## Your instructions
Return exactly the listing's lines, from its first line to the line holding "0.812, 0.94, 0.94];", ends included.

## Records provided
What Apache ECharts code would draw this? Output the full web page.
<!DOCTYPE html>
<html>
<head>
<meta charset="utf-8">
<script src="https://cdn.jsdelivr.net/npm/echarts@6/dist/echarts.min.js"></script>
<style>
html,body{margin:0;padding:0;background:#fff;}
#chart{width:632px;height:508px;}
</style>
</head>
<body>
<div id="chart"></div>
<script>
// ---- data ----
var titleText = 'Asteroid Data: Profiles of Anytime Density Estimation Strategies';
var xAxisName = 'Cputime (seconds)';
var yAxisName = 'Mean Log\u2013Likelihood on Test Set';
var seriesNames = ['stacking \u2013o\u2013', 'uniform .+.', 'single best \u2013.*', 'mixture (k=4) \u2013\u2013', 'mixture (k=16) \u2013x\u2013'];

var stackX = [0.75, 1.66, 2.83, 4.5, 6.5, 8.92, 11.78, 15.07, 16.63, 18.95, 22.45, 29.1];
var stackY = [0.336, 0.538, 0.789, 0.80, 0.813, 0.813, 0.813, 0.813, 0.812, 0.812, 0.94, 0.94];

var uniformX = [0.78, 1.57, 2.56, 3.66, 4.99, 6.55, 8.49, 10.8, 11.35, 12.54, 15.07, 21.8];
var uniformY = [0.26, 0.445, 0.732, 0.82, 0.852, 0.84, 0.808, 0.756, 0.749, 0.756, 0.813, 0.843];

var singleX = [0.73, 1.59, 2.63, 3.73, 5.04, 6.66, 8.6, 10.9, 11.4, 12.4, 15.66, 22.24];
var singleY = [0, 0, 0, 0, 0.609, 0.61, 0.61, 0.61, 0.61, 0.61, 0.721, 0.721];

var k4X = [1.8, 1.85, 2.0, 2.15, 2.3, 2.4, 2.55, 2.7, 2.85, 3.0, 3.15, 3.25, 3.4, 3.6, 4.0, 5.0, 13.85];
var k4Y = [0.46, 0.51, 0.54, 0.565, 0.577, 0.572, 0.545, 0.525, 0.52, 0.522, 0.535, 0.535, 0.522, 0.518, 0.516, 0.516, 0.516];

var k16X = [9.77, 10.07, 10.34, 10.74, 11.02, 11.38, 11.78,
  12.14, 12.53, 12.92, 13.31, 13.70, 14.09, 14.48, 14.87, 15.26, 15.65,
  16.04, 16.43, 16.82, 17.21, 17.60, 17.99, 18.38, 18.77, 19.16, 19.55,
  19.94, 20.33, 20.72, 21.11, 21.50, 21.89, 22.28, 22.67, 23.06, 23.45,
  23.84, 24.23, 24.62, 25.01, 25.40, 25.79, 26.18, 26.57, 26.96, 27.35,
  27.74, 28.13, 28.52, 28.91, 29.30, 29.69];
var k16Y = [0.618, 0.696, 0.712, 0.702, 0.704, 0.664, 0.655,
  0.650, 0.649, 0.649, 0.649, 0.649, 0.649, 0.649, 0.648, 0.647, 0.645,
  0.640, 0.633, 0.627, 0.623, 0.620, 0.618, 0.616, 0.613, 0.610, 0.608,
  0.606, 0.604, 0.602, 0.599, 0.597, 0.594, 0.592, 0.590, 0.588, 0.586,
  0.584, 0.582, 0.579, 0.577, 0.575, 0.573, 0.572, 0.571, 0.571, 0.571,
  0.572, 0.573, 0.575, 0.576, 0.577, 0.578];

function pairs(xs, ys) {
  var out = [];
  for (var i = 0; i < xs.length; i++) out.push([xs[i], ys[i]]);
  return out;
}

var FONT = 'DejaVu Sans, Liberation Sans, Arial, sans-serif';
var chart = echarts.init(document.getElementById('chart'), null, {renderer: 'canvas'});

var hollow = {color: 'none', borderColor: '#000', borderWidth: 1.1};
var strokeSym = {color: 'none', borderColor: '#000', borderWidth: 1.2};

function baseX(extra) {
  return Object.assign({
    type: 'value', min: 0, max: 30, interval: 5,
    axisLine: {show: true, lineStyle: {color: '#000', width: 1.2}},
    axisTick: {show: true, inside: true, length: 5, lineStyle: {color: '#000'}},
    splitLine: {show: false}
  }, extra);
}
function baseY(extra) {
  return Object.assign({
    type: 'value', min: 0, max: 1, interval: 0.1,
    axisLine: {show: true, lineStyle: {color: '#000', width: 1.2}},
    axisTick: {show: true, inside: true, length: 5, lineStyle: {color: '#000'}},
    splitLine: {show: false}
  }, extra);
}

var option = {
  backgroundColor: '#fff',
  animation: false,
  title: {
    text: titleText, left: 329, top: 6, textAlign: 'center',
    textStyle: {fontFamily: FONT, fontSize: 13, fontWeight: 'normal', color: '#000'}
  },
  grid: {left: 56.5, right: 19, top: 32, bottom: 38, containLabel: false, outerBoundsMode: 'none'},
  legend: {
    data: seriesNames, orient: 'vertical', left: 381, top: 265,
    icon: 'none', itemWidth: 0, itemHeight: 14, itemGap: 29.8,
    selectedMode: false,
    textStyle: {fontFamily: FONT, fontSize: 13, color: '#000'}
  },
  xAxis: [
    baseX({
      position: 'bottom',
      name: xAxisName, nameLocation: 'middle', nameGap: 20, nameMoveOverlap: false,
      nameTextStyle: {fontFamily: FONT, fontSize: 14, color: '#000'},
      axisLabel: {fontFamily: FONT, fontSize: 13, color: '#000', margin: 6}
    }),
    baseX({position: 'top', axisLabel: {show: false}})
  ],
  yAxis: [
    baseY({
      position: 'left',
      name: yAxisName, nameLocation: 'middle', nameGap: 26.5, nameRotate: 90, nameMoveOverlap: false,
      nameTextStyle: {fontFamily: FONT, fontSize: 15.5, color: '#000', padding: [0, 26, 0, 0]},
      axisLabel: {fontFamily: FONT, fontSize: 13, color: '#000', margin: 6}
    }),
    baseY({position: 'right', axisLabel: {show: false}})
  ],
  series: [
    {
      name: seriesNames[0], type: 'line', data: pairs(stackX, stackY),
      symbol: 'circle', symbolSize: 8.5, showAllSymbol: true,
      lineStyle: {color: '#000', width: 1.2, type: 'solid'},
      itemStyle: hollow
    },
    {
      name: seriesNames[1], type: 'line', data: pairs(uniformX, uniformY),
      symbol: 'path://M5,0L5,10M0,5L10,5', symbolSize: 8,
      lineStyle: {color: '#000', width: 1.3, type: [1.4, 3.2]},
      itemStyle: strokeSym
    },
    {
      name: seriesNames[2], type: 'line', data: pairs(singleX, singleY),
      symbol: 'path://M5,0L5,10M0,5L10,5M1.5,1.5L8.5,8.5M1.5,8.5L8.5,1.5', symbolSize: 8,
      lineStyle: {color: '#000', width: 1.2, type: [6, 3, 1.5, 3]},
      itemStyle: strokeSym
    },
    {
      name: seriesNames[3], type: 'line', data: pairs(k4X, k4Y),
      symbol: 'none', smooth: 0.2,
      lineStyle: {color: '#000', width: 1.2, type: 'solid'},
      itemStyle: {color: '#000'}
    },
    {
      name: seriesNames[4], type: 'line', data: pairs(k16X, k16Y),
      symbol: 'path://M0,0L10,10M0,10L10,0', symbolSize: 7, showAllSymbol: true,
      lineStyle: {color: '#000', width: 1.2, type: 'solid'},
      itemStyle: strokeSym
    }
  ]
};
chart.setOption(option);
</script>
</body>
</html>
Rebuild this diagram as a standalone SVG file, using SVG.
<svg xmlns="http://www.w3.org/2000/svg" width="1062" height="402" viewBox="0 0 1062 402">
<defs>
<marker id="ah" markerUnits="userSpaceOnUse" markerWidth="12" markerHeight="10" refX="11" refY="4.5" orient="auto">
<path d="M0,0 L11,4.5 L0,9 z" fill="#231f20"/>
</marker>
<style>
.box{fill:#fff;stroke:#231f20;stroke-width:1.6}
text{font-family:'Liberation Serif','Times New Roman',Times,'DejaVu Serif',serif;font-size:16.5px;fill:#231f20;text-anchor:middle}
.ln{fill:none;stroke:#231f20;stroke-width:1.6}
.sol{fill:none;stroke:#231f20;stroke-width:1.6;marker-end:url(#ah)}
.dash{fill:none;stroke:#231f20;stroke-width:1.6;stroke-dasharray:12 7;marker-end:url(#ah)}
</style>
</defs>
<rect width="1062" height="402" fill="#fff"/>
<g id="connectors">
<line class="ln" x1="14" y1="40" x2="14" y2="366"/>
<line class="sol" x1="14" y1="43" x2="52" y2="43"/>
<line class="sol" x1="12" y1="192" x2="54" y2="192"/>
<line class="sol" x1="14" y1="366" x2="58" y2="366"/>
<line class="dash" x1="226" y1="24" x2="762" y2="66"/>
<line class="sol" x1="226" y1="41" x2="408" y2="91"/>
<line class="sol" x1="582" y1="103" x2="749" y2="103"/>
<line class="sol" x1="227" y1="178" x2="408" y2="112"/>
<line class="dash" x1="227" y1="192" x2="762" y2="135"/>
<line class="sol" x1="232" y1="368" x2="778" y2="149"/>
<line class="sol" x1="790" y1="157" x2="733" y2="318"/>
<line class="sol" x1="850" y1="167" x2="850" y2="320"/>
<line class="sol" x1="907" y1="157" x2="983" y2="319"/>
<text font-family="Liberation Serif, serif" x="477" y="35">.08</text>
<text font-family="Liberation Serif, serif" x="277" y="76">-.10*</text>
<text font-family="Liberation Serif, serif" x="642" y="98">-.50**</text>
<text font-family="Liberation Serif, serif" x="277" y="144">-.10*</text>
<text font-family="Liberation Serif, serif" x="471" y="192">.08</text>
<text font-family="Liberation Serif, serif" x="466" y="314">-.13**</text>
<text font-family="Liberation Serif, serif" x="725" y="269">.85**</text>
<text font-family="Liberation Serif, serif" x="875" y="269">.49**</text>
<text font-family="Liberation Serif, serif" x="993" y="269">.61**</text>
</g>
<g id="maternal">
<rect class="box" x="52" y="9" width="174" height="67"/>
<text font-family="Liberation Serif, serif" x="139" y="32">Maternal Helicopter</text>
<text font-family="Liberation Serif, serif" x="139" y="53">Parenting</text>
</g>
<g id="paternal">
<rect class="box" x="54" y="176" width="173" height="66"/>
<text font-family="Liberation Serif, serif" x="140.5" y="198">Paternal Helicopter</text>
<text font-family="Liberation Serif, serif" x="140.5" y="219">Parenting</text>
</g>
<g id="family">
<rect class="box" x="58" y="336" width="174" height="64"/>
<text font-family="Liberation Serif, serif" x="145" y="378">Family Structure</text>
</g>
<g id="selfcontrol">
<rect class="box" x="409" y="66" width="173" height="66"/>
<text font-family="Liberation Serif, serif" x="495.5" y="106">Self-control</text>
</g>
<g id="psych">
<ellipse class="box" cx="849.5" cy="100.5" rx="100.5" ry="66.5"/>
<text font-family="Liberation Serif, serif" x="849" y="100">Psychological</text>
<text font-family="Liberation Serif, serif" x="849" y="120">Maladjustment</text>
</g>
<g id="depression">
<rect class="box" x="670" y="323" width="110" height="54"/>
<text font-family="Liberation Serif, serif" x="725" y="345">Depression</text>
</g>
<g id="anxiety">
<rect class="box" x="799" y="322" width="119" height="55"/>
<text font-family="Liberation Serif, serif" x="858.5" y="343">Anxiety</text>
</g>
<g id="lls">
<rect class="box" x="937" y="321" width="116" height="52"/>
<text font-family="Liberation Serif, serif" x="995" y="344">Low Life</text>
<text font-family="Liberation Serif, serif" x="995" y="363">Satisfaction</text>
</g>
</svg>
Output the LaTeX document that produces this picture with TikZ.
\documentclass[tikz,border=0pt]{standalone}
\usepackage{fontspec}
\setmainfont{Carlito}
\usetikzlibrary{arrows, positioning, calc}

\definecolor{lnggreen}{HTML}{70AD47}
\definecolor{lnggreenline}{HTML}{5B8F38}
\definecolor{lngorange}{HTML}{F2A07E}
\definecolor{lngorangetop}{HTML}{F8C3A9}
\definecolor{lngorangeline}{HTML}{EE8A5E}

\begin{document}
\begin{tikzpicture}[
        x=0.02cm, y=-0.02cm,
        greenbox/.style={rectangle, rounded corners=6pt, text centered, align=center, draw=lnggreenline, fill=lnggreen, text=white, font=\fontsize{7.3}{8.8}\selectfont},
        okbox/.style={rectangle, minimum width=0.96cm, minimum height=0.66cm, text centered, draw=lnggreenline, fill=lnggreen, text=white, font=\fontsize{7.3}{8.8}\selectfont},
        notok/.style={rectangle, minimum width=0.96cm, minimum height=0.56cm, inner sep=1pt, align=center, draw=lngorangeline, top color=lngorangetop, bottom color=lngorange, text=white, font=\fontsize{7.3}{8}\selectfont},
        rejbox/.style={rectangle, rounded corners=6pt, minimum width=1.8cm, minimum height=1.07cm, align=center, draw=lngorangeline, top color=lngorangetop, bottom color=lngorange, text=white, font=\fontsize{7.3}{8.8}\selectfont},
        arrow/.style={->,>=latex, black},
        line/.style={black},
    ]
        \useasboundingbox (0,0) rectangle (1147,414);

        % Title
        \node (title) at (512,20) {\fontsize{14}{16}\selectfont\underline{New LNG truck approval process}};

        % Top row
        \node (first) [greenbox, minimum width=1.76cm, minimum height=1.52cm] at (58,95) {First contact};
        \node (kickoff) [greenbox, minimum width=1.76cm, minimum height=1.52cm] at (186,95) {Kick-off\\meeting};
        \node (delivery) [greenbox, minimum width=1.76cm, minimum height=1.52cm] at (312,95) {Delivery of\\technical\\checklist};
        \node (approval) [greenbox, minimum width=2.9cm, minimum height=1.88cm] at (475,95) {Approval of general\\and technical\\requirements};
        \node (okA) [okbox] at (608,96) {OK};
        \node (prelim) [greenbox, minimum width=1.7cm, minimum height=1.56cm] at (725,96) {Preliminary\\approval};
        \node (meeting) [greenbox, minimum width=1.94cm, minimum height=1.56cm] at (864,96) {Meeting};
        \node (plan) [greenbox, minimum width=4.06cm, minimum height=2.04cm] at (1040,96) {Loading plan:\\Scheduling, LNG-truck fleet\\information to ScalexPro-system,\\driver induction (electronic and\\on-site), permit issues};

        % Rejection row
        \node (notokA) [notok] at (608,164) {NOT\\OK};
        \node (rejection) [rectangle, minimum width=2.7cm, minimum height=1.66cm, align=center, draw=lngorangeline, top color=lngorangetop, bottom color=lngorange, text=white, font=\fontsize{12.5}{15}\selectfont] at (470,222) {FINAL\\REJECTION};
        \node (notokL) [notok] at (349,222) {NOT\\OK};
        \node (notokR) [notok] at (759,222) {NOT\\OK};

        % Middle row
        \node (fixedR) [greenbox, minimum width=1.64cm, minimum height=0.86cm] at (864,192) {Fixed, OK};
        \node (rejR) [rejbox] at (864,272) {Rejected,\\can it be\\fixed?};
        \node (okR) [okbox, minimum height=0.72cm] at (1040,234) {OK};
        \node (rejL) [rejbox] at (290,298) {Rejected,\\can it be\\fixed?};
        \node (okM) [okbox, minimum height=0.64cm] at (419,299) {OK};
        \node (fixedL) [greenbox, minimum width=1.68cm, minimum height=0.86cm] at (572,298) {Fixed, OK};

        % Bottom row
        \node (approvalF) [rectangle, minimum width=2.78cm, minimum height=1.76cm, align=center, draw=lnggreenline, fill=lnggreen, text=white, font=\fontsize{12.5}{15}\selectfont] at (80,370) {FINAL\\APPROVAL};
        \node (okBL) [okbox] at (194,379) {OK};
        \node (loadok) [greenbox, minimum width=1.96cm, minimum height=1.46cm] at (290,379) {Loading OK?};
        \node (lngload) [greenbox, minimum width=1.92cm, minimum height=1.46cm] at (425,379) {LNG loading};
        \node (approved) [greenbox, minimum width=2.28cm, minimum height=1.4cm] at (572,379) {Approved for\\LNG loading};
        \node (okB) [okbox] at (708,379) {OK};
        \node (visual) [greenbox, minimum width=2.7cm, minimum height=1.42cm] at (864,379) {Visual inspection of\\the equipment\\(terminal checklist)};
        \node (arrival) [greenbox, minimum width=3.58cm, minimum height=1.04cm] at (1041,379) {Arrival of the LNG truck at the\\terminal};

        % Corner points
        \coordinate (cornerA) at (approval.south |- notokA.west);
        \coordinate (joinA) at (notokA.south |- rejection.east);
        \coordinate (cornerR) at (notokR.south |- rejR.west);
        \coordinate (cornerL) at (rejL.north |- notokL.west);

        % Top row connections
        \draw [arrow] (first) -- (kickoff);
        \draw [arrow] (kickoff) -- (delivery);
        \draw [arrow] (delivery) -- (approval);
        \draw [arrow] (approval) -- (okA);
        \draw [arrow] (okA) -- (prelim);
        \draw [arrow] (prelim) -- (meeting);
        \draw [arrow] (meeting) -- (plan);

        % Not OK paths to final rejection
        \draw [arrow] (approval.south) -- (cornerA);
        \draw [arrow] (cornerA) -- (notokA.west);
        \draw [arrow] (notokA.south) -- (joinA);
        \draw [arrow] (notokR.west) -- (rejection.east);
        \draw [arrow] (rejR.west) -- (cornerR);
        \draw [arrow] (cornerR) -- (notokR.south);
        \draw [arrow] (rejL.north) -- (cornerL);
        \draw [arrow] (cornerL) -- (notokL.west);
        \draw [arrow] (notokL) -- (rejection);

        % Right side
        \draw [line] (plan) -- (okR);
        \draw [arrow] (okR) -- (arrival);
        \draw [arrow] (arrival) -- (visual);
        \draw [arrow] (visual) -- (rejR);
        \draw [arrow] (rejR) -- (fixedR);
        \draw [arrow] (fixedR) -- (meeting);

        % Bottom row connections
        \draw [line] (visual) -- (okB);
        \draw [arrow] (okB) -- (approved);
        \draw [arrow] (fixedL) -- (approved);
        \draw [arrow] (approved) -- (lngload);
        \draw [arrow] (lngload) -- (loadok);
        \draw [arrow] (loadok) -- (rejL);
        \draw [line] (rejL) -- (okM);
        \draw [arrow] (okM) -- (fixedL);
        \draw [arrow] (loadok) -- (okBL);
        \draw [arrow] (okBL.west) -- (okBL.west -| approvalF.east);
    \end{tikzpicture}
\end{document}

## The result
What Apache ECharts code would draw this? Output the full web page.
<!DOCTYPE html>
<html>
<head>
<meta charset="utf-8">
<script src="https://cdn.jsdelivr.net/npm/echarts@6/dist/echarts.min.js"></script>
<style>
html,body{margin:0;padding:0;background:#fff;}
#chart{width:632px;height:508px;}
</style>
</head>
<body>
<div id="chart"></div>
<script>
// ---- data ----
var titleText = 'Asteroid Data: Profiles of Anytime Density Estimation Strategies';
var xAxisName = 'Cputime (seconds)';
var yAxisName = 'Mean Log\u2013Likelihood on Test Set';
var seriesNames = ['stacking \u2013o\u2013', 'uniform .+.', 'single best \u2013.*', 'mixture (k=4) \u2013\u2013', 'mixture (k=16) \u2013x\u2013'];

var stackX = [0.75, 1.66, 2.83, 4.5, 6.5, 8.92, 11.78, 15.07, 16.63, 18.95, 22.45, 29.1];
var stackY = [0.336, 0.538, 0.789, 0.80, 0.813, 0.813, 0.813, 0.813, 0.812, 0.812, 0.94, 0.94];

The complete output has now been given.